Quanto ao PT ser associado ao narcotráfico e às Farc, bom, alguém aí acha que se pode levar algo disso a sério? Alguém aí sinceramente acredita nesse tipo de besteira? É mais provável o PT estar associado às Farc ou os latifundiários do DEM estarem juntinhos na exploração de mão-de-obra escrava? Se o tema é fazer acusações à mancheia, que tal soltar a mão e acusar pra todos os lados?

Alguém viu o PT, a campanha da Dilma, ou a Dilma, fazendo isso? Não, né? Porque do lado de cá houve compostura, mesmo em uma eleição marcada pelos exageros no rumo ao subsolo.

Essas acusações do Índio sugerem que Serra cometeu um erro e, para solucionar o problema da lacuna deixada pela prisão do candidato natural dele para vice, José Arruda, topou um sujeito da inexpressão de um Índio da Costa e o elevou à condição de Sarah Palin brasileira, a nova voz da velha direita, louquinha para voltar à cena, saindo do armário e do porão úmido e escuro onde ela vive e se reproduz.
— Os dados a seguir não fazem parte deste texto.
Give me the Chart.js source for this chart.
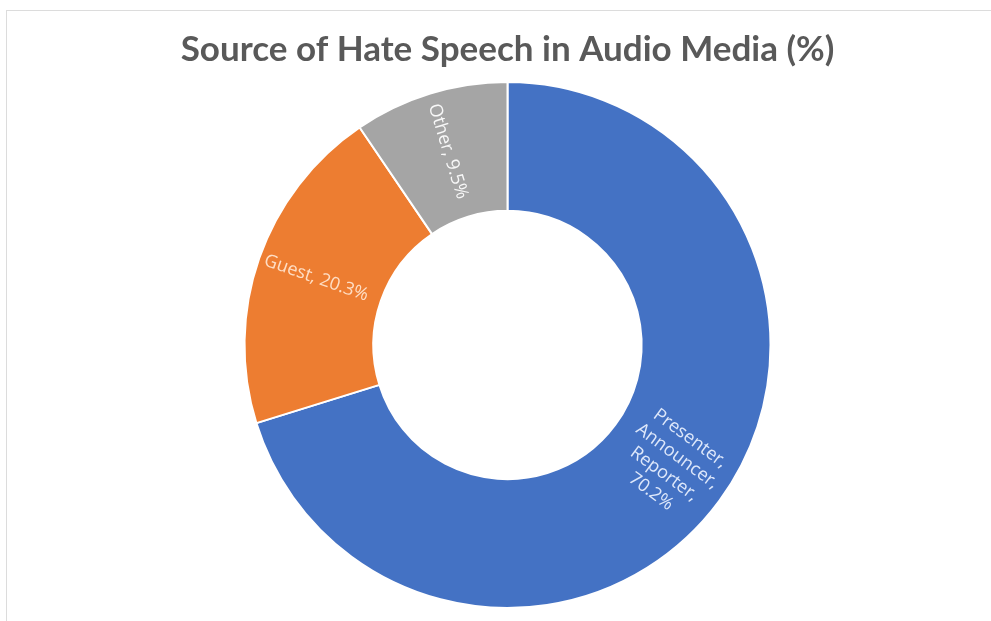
<!DOCTYPE html>
<html>
<head>
<meta charset="utf-8">
<script src="https://cdn.jsdelivr.net/npm/chart.js@4"></script>
<style>
    html, body { margin: 0; padding: 0; background: #fff; }
    #wrap { position: relative; width: 991px; height: 621px; }
    #frame {
        position: absolute; left: 6px; top: 10px; right: 0; bottom: 0;
        border-top: 1px solid #dcdcdc; border-left: 1px solid #dcdcdc;
        pointer-events: none;
    }
</style>
</head>
<body>
<div id="wrap">
    <canvas id="chart" width="991" height="621"></canvas>
    <div id="frame"></div>
</div>
<script>
    // --- Data ---
    const categories = ['Presenter, Announcer, Reporter', 'Guest', 'Other'];
    const shares = [70.2, 20.3, 9.5];
    const sliceColors = ['#4472C4', '#ED7D31', '#A5A5A5'];

    // Label lines drawn inside each slice
    const labelLines = [
        ['Presenter,', 'Announcer,', 'Reporter,', '70.2%'],
        ['Guest, 20.3%'],
        ['Other, 9.5%']
    ];
    const labelColors = ['rgba(235,242,255,0.92)', 'rgba(255,228,205,0.95)', 'rgba(255,255,255,0.92)'];

    // --- Rotated labels placed at the middle of each ring segment ---
    const ringLabels = {
        id: 'ringLabels',
        afterDatasetsDraw(chart) {
            const ctx = chart.ctx;
            const meta = chart.getDatasetMeta(0);
            ctx.save();
            ctx.font = '18px "Open Sans", sans-serif';
            ctx.textAlign = 'center';
            ctx.textBaseline = 'middle';
            meta.data.forEach((arc, i) => {
                const p = arc.getProps(['x', 'y', 'startAngle', 'endAngle', 'innerRadius', 'outerRadius'], true);
                const mid = (p.startAngle + p.endAngle) / 2;
                const r = (p.innerRadius + p.outerRadius) / 2 + 4;
                const x = p.x + Math.cos(mid) * r;
                const y = p.y + Math.sin(mid) * r;
                // keep text along the radius, flipped so it never reads upside down
                let rot = mid + Math.PI;
                while (rot > Math.PI) rot -= 2 * Math.PI;
                while (rot < -Math.PI) rot += 2 * Math.PI;
                if (rot > Math.PI / 2 || rot < -Math.PI / 2) rot += Math.PI;
                const lines = labelLines[i];
                const lh = 22;
                ctx.fillStyle = labelColors[i];
                ctx.save();
                ctx.translate(x, y);
                ctx.rotate(rot);
                lines.forEach((t, k) => {
                    ctx.fillText(t, 0, (k - (lines.length - 1) / 2) * lh);
                });
                ctx.restore();
            });
            ctx.restore();
        }
    };

    new Chart(document.getElementById('chart').getContext('2d'), {
        type: 'doughnut',
        data: {
            labels: categories,
            datasets: [{
                data: shares,
                backgroundColor: sliceColors,
                borderColor: '#ffffff',
                borderWidth: 2
            }]
        },
        options: {
            responsive: false,
            animation: false,
            cutout: '51%',
            layout: { padding: { top: 0, bottom: 12, left: 24, right: 0 } },
            plugins: {
                legend: { display: false },
                tooltip: { enabled: false },
                title: {
                    display: true,
                    text: 'Source of Hate Speech in Audio Media (%)',
                    color: '#595959',
                    font: { family: 'Lato', size: 35, weight: 'bold' },
                    padding: { top: 29, bottom: 10 }
                }
            }
        },
        plugins: [ringLabels]
    });
</script>
</body>
</html>
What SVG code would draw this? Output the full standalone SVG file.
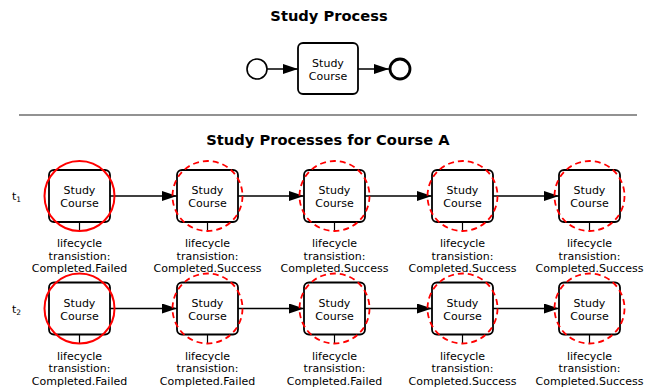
<svg xmlns="http://www.w3.org/2000/svg" width="664" height="391" viewBox="0 0 664 391">
<style>
text{font-family:"DejaVu Sans","Liberation Sans",sans-serif;fill:#000}
.title{font-size:14.67px;font-weight:bold;text-anchor:middle}
.tb{font-size:11px;text-anchor:middle}
.lbl{font-size:11px;text-anchor:middle}
.task{fill:#fff;stroke:#000;stroke-width:1.8}
.conn{stroke:#000;stroke-width:1.5;fill:none;marker-end:url(#arr)}
.stem{stroke:#000;stroke-width:1.2}
.hl{fill:none;stroke:#f00;stroke-width:2}
.hld{fill:none;stroke:#f00;stroke-width:1.8;stroke-dasharray:6 4}
</style>
<defs>
<marker id="arr" markerUnits="userSpaceOnUse" markerWidth="16" markerHeight="12" refX="15" refY="5" orient="auto">
<path d="M0,0 L15,5 L0,10 z" fill="#000"/>
</marker>
<g id="task">
<rect class="task" x="0" y="0" width="61" height="52" rx="5"/>
<text class="tb" x="30.5" y="24">Study</text>
<text class="tb" x="30.5" y="37">Course</text>
<line class="stem" x1="30.5" y1="52" x2="30.5" y2="61"/>
</g>
</defs>
<rect width="664" height="391" fill="#fff"/>
<text class="title" x="329" y="20.5">Study Process</text>
<g id="connectors-top">
<line class="conn" x1="267" y1="69" x2="298" y2="69"/>
<line class="conn" x1="358" y1="69" x2="389" y2="69"/>
</g>
<g id="start"><circle cx="257" cy="69" r="10" fill="#fff" stroke="#000" stroke-width="1.6"/></g>
<g id="study-course"><rect class="task" x="298" y="43" width="60" height="51" rx="5"/>
<text class="tb" x="328" y="67">Study</text><text class="tb" x="328" y="80">Course</text></g>
<g id="end"><circle cx="400" cy="69" r="10" fill="#fff" stroke="#000" stroke-width="2.8"/></g>
<line x1="19" y1="115" x2="637" y2="115" stroke="#6e6e6e" stroke-width="1.6"/>
<text class="title" x="328" y="145">Study Processes for Course A</text>
<text x="12" y="200" style="font-size:11px">t<tspan dy="2" style="font-size:7.5px">1</tspan></text>
<text x="12" y="312.5" style="font-size:11px">t<tspan dy="2" style="font-size:7.5px">2</tspan></text>
<g id="connectors">
<line class="conn" x1="110" y1="196" x2="177" y2="196"/>
<line class="conn" x1="238" y1="196" x2="304" y2="196"/>
<line class="conn" x1="365" y1="196" x2="432" y2="196"/>
<line class="conn" x1="493" y1="196" x2="559" y2="196"/>
<line class="conn" x1="110" y1="308.5" x2="177" y2="308.5"/>
<line class="conn" x1="238" y1="308.5" x2="304" y2="308.5"/>
<line class="conn" x1="365" y1="308.5" x2="432" y2="308.5"/>
<line class="conn" x1="493" y1="308.5" x2="559" y2="308.5"/>
</g>
<g id="r1n1"><use href="#task" x="49" y="170"/><circle class="hl" cx="79.5" cy="196" r="35"/>
<text class="lbl" x="79.5" y="247">lifecycle</text><text class="lbl" x="79.5" y="259.5">transistion:</text><text class="lbl" x="79.5" y="272">Completed.Failed</text></g>
<g id="r1n2"><use href="#task" x="177" y="170"/><circle class="hld" cx="207.5" cy="196" r="35"/>
<text class="lbl" x="207.5" y="247">lifecycle</text><text class="lbl" x="207.5" y="259.5">transistion:</text><text class="lbl" x="207.5" y="272">Completed.Success</text></g>
<g id="r1n3"><use href="#task" x="304" y="170"/><circle class="hld" cx="334.5" cy="196" r="35"/>
<text class="lbl" x="334.5" y="247">lifecycle</text><text class="lbl" x="334.5" y="259.5">transistion:</text><text class="lbl" x="334.5" y="272">Completed.Success</text></g>
<g id="r1n4"><use href="#task" x="432" y="170"/><circle class="hld" cx="462.5" cy="196" r="35"/>
<text class="lbl" x="462.5" y="247">lifecycle</text><text class="lbl" x="462.5" y="259.5">transistion:</text><text class="lbl" x="462.5" y="272">Completed.Success</text></g>
<g id="r1n5"><use href="#task" x="559" y="170"/><circle class="hld" cx="589.5" cy="196" r="35"/>
<text class="lbl" x="589.5" y="247">lifecycle</text><text class="lbl" x="589.5" y="259.5">transistion:</text><text class="lbl" x="589.5" y="272">Completed.Success</text></g>
<g id="r2n1"><use href="#task" x="49" y="282.5"/><circle class="hl" cx="79.5" cy="308.5" r="35"/>
<text class="lbl" x="79.5" y="359.5">lifecycle</text><text class="lbl" x="79.5" y="372">transistion:</text><text class="lbl" x="79.5" y="384.5">Completed.Failed</text></g>
<g id="r2n2"><use href="#task" x="177" y="282.5"/><circle class="hld" cx="207.5" cy="308.5" r="35"/>
<text class="lbl" x="207.5" y="359.5">lifecycle</text><text class="lbl" x="207.5" y="372">transistion:</text><text class="lbl" x="207.5" y="384.5">Completed.Failed</text></g>
<g id="r2n3"><use href="#task" x="304" y="282.5"/><circle class="hld" cx="334.5" cy="308.5" r="35"/>
<text class="lbl" x="334.5" y="359.5">lifecycle</text><text class="lbl" x="334.5" y="372">transistion:</text><text class="lbl" x="334.5" y="384.5">Completed.Failed</text></g>
<g id="r2n4"><use href="#task" x="432" y="282.5"/><circle class="hld" cx="462.5" cy="308.5" r="35"/>
<text class="lbl" x="462.5" y="359.5">lifecycle</text><text class="lbl" x="462.5" y="372">transistion:</text><text class="lbl" x="462.5" y="384.5">Completed.Success</text></g>
<g id="r2n5"><use href="#task" x="559" y="282.5"/><circle class="hld" cx="589.5" cy="308.5" r="35"/>
<text class="lbl" x="589.5" y="359.5">lifecycle</text><text class="lbl" x="589.5" y="372">transistion:</text><text class="lbl" x="589.5" y="384.5">Completed.Success</text></g>
</svg>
Nem Sarah, nem Índio têm autonomia de voo para irem muito longe ou causarem maiores estragos, eu diria, hoje. Mas ao escolher o seu vice, Serra legou para si mesmo uma escolha que o diminui, e olhem que ele se diminuiu mais do que o suficiente nessa campanha sem a ajuda de Índio. Serra alimentando a neura fundamentalista, tanto evangélica quanto católica, para se eleger a qualquer custo, se tornou mais próximo de Collor do que mesmo do FHC, que fez as concessões de praxe, mas não se jogou para o lado do mal, desse jeito ao menos.

Otimista pela própria natureza, espero que o Gremão chegue ao G4 e que o Índio saia de um grupo especial, o formado por candidatos a presidente e a vice, para onde jamais deveria ter sido elevado, e desapareça. Essa campanha já deixou cicatrizes suficientes para que a gente precise de mais essa.

É o que desejamos, todos os de bem, que todo dia seja dia de índio, mas nenhum dia, em especial, seja o dia desse aí, que apareceu para o mundo graças ao mal-pensar do Serra, e já desponta para o anonimato – ambiente para o qual ele me parece, muito, mas muito mesmo, melhor preparado.